Pendant ce temps, l’ancienne noblesse de France, vivant simplement, rassemblant ses débris, ne se trouvant obligée à rien, parlant avec vanité de sa misère, rentrait peu à peu dans ses propriétés, et se ressaisissait de ces fortunes que nous leur voyons étaler aujourd’hui. Les confiscations de la convention nationale n’ont pas été toujours fâcheuses pour la noblesse française, surtout quand ses biens n’ont point été vendus. Avant la Révolution, elle se trouvait fort endettée, car le désordre était une des élégances de nos anciens grands seigneurs. L’émigration et les lois de 1793, en les privant de leurs propriétés, les affranchissaient de leurs créanciers, et d’une certaine quantité de charges affectées aux grandes maisons. En retrouvant leurs biens, ils profitaient de cette libération. Je me souviens que M. Gaudin, ministre des finances, conta une fois devant moi que, l’empereur lui demandant quelle était, en France, la classe la plus imposée, le ministre lui répondit que c’était encore celle de l’ancienne noblesse. Bonaparte en fut comme effrayé, et lui répondit : « Mais il faudrait pourtant prendre garde à cela ! »

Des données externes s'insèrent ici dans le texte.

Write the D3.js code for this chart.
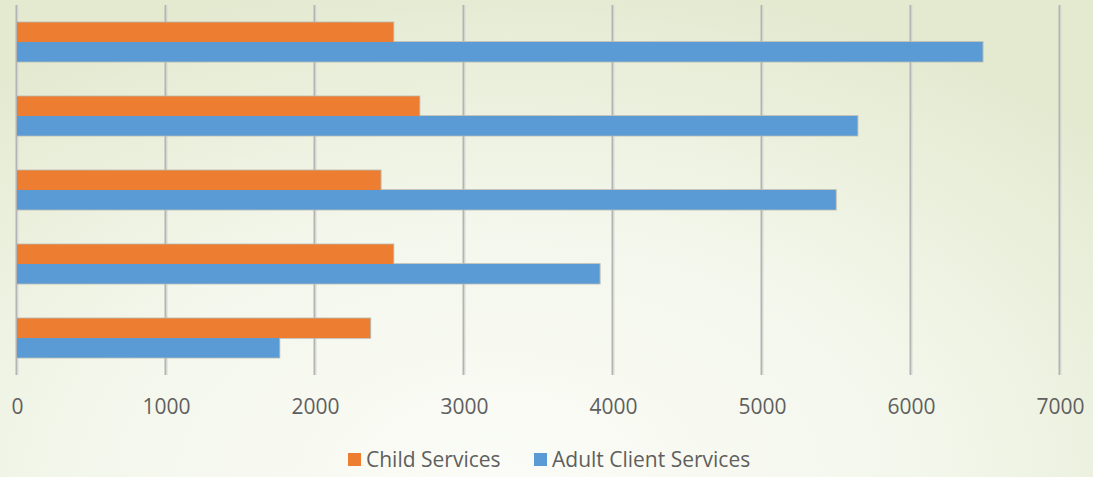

Il s’est fait, sous l’empire, un bon nombre de fortunes médiocres ; beaucoup de gens, de militaires surtout, qui n’avaient rien avant lui, se trouvaient possesseurs de dix, quinze ou vingt mille livres de rentes, parce qu’à mesure qu’on était moins sous les yeux de l’empereur, on pouvait vivre davantage à sa fantaisie, et mettre de l’ordre dans ses revenus ; mais il reste peu de ces immenses fortunes si gratuitement supposées aux grands de sa cour, et sur ce point comme sur beaucoup d’autres, le parti qui, au retour du roi, pensait qu’on enrichirait l’état en s’emparant des trésors qu’on disait amassés sous l’empire, conseillait une mesure arbitraire et vexatoire qui n’aurait eu aucun résultat.